Single crystal diamond growth by MPCVD at subatmospheric pressures

Abstract Microwave plasma assisted chemical vapor deposition (MPCVD) is the established technique to produce high quality single crystal diamond (SCD). While typical pressures for SCD growth regimes in methane-hydrogen plasma are currently within 100–300 Torr, a transition to much high pressures promises enhanced growth rates. Here, we report on successful SCD synthesis by MPCVD in CH4-H2 gas mixtures at pressures up to 600 Tорр. A strong change of the plasma shape and volume (the latter shrinks by 10 times at fixed MW power) with pressure rise from 100 to 600 Torr was observed, still keeping the plasma stable.
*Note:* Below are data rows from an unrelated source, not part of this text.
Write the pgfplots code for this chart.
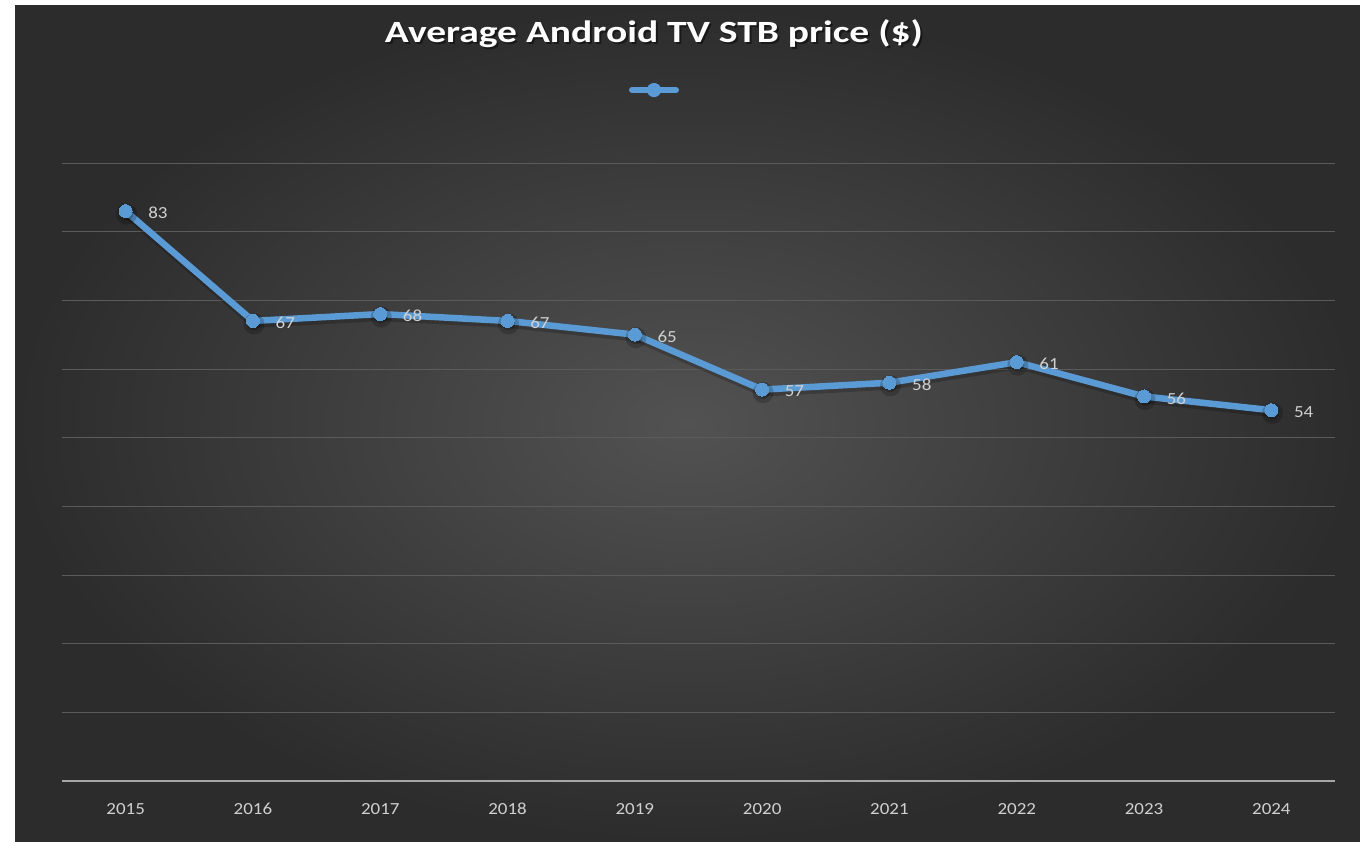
\documentclass[border=0pt]{standalone}
\usepackage{pgfplots}
\pgfplotsset{compat=1.18}
\usepackage{fontspec}
\setmainfont{Carlito}
\definecolor{lineblue}{HTML}{5B9BD5}
\definecolor{gridc}{HTML}{5B5B5B}
\definecolor{axisc}{HTML}{A6A6A6}
\definecolor{labc}{HTML}{D0D0D0}
\definecolor{bgin}{HTML}{525252}
\definecolor{bgout}{HTML}{2C2C2C}
\begin{document}
\begin{tikzpicture}[x=1bp,y=1bp]
\useasboundingbox (0bp,0bp) rectangle (1360bp,842bp);
\fill[white] (0bp,0bp) rectangle (1360bp,842bp);
\shade[inner color=bgin, outer color=bgout] (15bp,0bp) rectangle (1360bp,836bp);
\node[font=\fontsize{31}{36}\selectfont\bfseries, text=black, opacity=0.45, xscale=1.28] at (656bp,806.5bp) {Average Android TV STB price (\$)};
\node[font=\fontsize{31}{36}\selectfont\bfseries, text=white, xscale=1.28] at (654bp,808bp) {Average Android TV STB price (\$)};
\begin{axis}[
  at={(62bp,61bp)}, anchor=south west,
  width=1273bp, height=618bp, scale only axis,
  xmin=-0.5, xmax=9.5, ymin=0, ymax=90,
  xtick={0,...,9},
  xticklabels={2015,2016,2017,2018,2019,2020,2021,2022,2023,2024},
  ytick={0,10,...,90}, yticklabels={},
  ymajorgrids, grid style={gridc, line width=0.8bp},
  axis x line*=bottom, axis y line*=left,
  y axis line style={draw=none},
  x axis line style={axisc, line width=2bp, -},
  major tick length=0pt,
  typeset ticklabels with strut,
  xticklabel style={font=\fontsize{17}{20}\selectfont, text=labc, yshift=-16bp, xscale=1.12},
  /pgf/number format/assume math mode=true,
  legend style={at={(0.4666,1.118)}, anchor=center, draw=none, fill=none},
  legend image code/.code={
    \draw[lineblue, line width=6bp, line cap=round] (0bp,0bp) -- (44bp,0bp);
    \fill[lineblue] (22bp,0bp) circle (4bp);
  },
  clip=false,
]
\addplot[black, opacity=0.2, line width=8bp, xshift=1bp, yshift=-3bp, forget plot, line join=round,
  mark=*, mark size=6.5bp, mark options={black, opacity=0.2}]
  coordinates {(0,83) (1,67) (2,68) (3,67) (4,65) (5,57) (6,58) (7,61) (8,56) (9,54)};
\addplot[lineblue, line width=6.5bp, line join=round, mark=*, mark size=6.5bp, mark options={fill=lineblue, draw=lineblue, line width=0pt},
  nodes near coords, point meta=explicit,
  every node near coord/.style={anchor=west, xshift=19bp, yshift=-2bp, font=\fontsize{17}{20}\selectfont, text=labc, xscale=1.12}]
  coordinates {(0,83)[83] (1,67)[67] (2,68)[68] (3,67)[67] (4,65)[65] (5,57)[57] (6,58)[58] (7,61)[61] (8,56)[56] (9,54)[54]};
\addlegendentry{}
\end{axis}
\end{tikzpicture}
\end{document}
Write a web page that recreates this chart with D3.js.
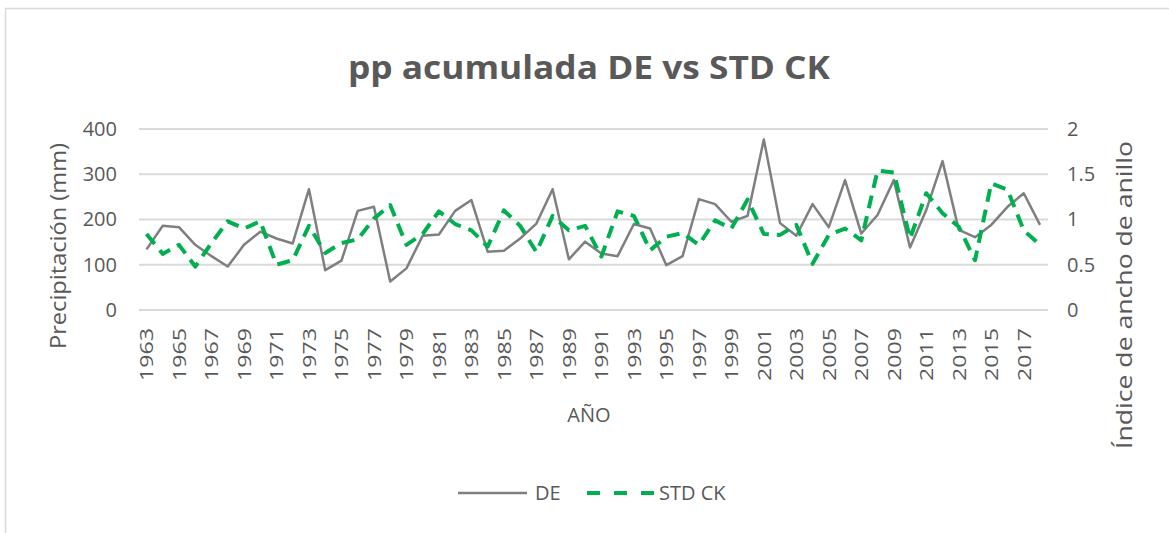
<!DOCTYPE html>
<html>
<head>
<meta charset="utf-8">
<script src="https://cdn.jsdelivr.net/npm/d3@7"></script>
<style>
  html, body { margin: 0; padding: 0; background: #fff; }
  svg { display: block; font-family: "Open Sans", sans-serif; }
</style>
</head>
<body>
<svg id="chart" width="1169" height="533"></svg>
<script>
const years = [1963, 1964, 1965, 1966, 1967, 1968, 1969, 1970, 1971, 1972, 1973, 1974, 1975, 1976,
  1977, 1978, 1979, 1980, 1981, 1982, 1983, 1984, 1985, 1986, 1987, 1988, 1989, 1990, 1991, 1992,
  1993, 1994, 1995, 1996, 1997, 1998, 1999, 2000, 2001, 2002, 2003, 2004, 2005, 2006, 2007, 2008,
  2009, 2010, 2011, 2012, 2013, 2014, 2015, 2016, 2017, 2018];

// DE - precipitación acumulada (mm), eje izquierdo
const deValues = [134, 186, 183, 144, 119, 96, 144, 173, 158, 147, 267, 88, 109, 219,
  228, 63, 92, 164, 167, 219, 243, 129, 131, 158, 191, 267, 112, 151, 125, 119,
  190, 180, 99, 119, 245, 234, 195, 208, 377, 192, 164, 234, 183, 287, 169, 210,
  287, 138, 221, 329, 177, 161, 188, 228, 258, 188];

// STD CK - índice de ancho de anillo, eje derecho
const stdValues = [0.84, 0.62, 0.72, 0.48, 0.74, 0.98, 0.90, 0.98, 0.50, 0.55, 0.93, 0.63, 0.74, 0.78,
  1.01, 1.16, 0.72, 0.84, 1.09, 0.95, 0.88, 0.70, 1.10, 0.93, 0.64, 1.04, 0.88, 0.93, 0.59, 1.09,
  1.04, 0.66, 0.81, 0.85, 0.72, 0.99, 0.90, 1.22, 0.84, 0.83, 0.94, 0.51, 0.83, 0.90, 0.77, 1.54,
  1.52, 0.79, 1.29, 1.07, 0.92, 0.55, 1.40, 1.33, 0.88, 0.72];

const leftTicks = [0, 100, 200, 300, 400];
const rightTicks = [0, 0.5, 1, 1.5, 2];
const xTickYears = years.filter((d, i) => i % 2 === 0);

const svg = d3.select("#chart");
const textColor = "#595959";
const gridColor = "#d9d9d9";

svg.append("rect")
  .attr("x", 5.5).attr("y", 8.5)
  .attr("width", 1200).attr("height", 600)
  .attr("fill", "#fff")
  .attr("stroke", gridColor)
  .attr("stroke-width", 1.5);

const plotLeft = 139, plotRight = 1048;
const x = d3.scalePoint().domain(years).range([146.5, 1040]);
const yL = d3.scaleLinear().domain([0, 400]).range([310, 129]);
const yR = d3.scaleLinear().domain([0, 2]).range([310, 129]);

// gridlines
svg.append("g")
  .selectAll("line")
  .data(leftTicks)
  .join("line")
  .attr("x1", plotLeft).attr("x2", plotRight)
  .attr("y1", d => yL(d)).attr("y2", d => yL(d))
  .attr("stroke", gridColor)
  .attr("stroke-width", 2);

// left axis
const leftAxis = svg.append("g")
  .attr("transform", `translate(${plotLeft - 22},0)`)
  .call(d3.axisLeft(yL).tickValues(leftTicks).tickSize(0).tickPadding(0));
leftAxis.select(".domain").remove();
leftAxis.selectAll("text")
  .attr("fill", textColor)
  .attr("font-size", 20)
  .attr("font-family", "Open Sans");

// right axis
const rightAxis = svg.append("g")
  .attr("transform", `translate(${plotRight + 19},0)`)
  .call(d3.axisRight(yR).tickValues(rightTicks).tickSize(0).tickPadding(0)
    .tickFormat(d3.format("~g")));
rightAxis.select(".domain").remove();
rightAxis.selectAll("text")
  .attr("fill", textColor)
  .attr("font-size", 20)
  .attr("font-family", "Open Sans");

// x axis labels (rotated)
const xAxis = svg.append("g")
  .attr("transform", "translate(0,322)")
  .call(d3.axisBottom(x).tickValues(xTickYears).tickSize(0).tickPadding(0));
xAxis.select(".domain").remove();
xAxis.selectAll("text")
  .attr("fill", textColor)
  .attr("font-size", 18)
  .attr("font-family", "Open Sans")
  .attr("text-anchor", "end")
  .attr("transform", "rotate(-90)")
  .attr("x", -6)
  .attr("y", 0)
  .attr("dy", "0.36em")
  .attr("textLength", 53)
  .attr("lengthAdjust", "spacingAndGlyphs");

// lines
const deLine = d3.line().x((d, i) => x(years[i])).y(d => yL(d));
const stdLine = d3.line().x((d, i) => x(years[i])).y(d => yR(d));

svg.append("path")
  .datum(deValues)
  .attr("fill", "none")
  .attr("stroke", "#7f7f7f")
  .attr("stroke-width", 2.5)
  .attr("stroke-linejoin", "round")
  .attr("d", deLine);

svg.append("path")
  .datum(stdValues)
  .attr("fill", "none")
  .attr("stroke", "#00b050")
  .attr("stroke-width", 4)
  .attr("stroke-dasharray", "13 8")
  .attr("stroke-linejoin", "round")
  .attr("d", stdLine);

// title
svg.append("text")
  .attr("x", 589).attr("y", 79)
  .attr("text-anchor", "middle")
  .attr("font-size", 33)
  .attr("font-weight", "bold")
  .attr("fill", textColor)
  .attr("textLength", 482)
  .attr("lengthAdjust", "spacingAndGlyphs")
  .text("pp acumulada DE vs STD CK");

// axis titles
svg.append("text")
  .attr("transform", "translate(66,246) rotate(-90)")
  .attr("text-anchor", "middle")
  .attr("font-size", 22)
  .attr("fill", textColor)
  .attr("textLength", 206)
  .attr("lengthAdjust", "spacingAndGlyphs")
  .text("Precipitación (mm)");

svg.append("text")
  .attr("transform", "translate(1132,295) rotate(-90)")
  .attr("text-anchor", "middle")
  .attr("font-size", 22)
  .attr("fill", textColor)
  .attr("textLength", 308)
  .attr("lengthAdjust", "spacingAndGlyphs")
  .text("Índice de ancho de anillo");

svg.append("text")
  .attr("x", 589).attr("y", 422)
  .attr("text-anchor", "middle")
  .attr("font-size", 20)
  .attr("fill", textColor)
  .text("AÑO");

// legend
const legend = svg.append("g").attr("transform", "translate(0,493)");
legend.append("line")
  .attr("x1", 458).attr("x2", 527).attr("y1", 0).attr("y2", 0)
  .attr("stroke", "#7f7f7f").attr("stroke-width", 2.5);
legend.append("text")
  .attr("x", 535).attr("y", 0).attr("dy", "0.35em")
  .attr("font-size", 20).attr("fill", textColor)
  .text("DE");
legend.append("line")
  .attr("x1", 587).attr("x2", 654).attr("y1", 0).attr("y2", 0)
  .attr("stroke", "#00b050").attr("stroke-width", 4)
  .attr("stroke-dasharray", "13 14");
legend.append("text")
  .attr("x", 659).attr("y", 0).attr("dy", "0.35em")
  .attr("font-size", 20).attr("fill", textColor)
  .text("STD CK");
</script>
</body>
</html>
The record high absorbed MW power density of ≈1800 W/cm3 was achieved at 600 Torr. Optical emission spectroscopy (OES) was used for the plasma analysis via monitoring emission intensities of radicals Hα, C2 and CH. The gas temperature Tg determined from analysis of rotational fine structure of OES Swan transitions of dimer C2 (516 nm) turned out to be essentially constant ∼ 3100 ± 150 K over the pressure range explored. The diamond growth rate is found to increase by an order of magnitude with pressure to achieve 57 μm/h at 500 Torr at relatively low (4%) CH4 concentration, as measured in situ using low-coherence interferometry, but declined at further pressure increase. The produced films were characterized with SEM, XRD, Raman and photoluminescence spectroscopy, and a high/moderate quality of the obtained material was confirmed.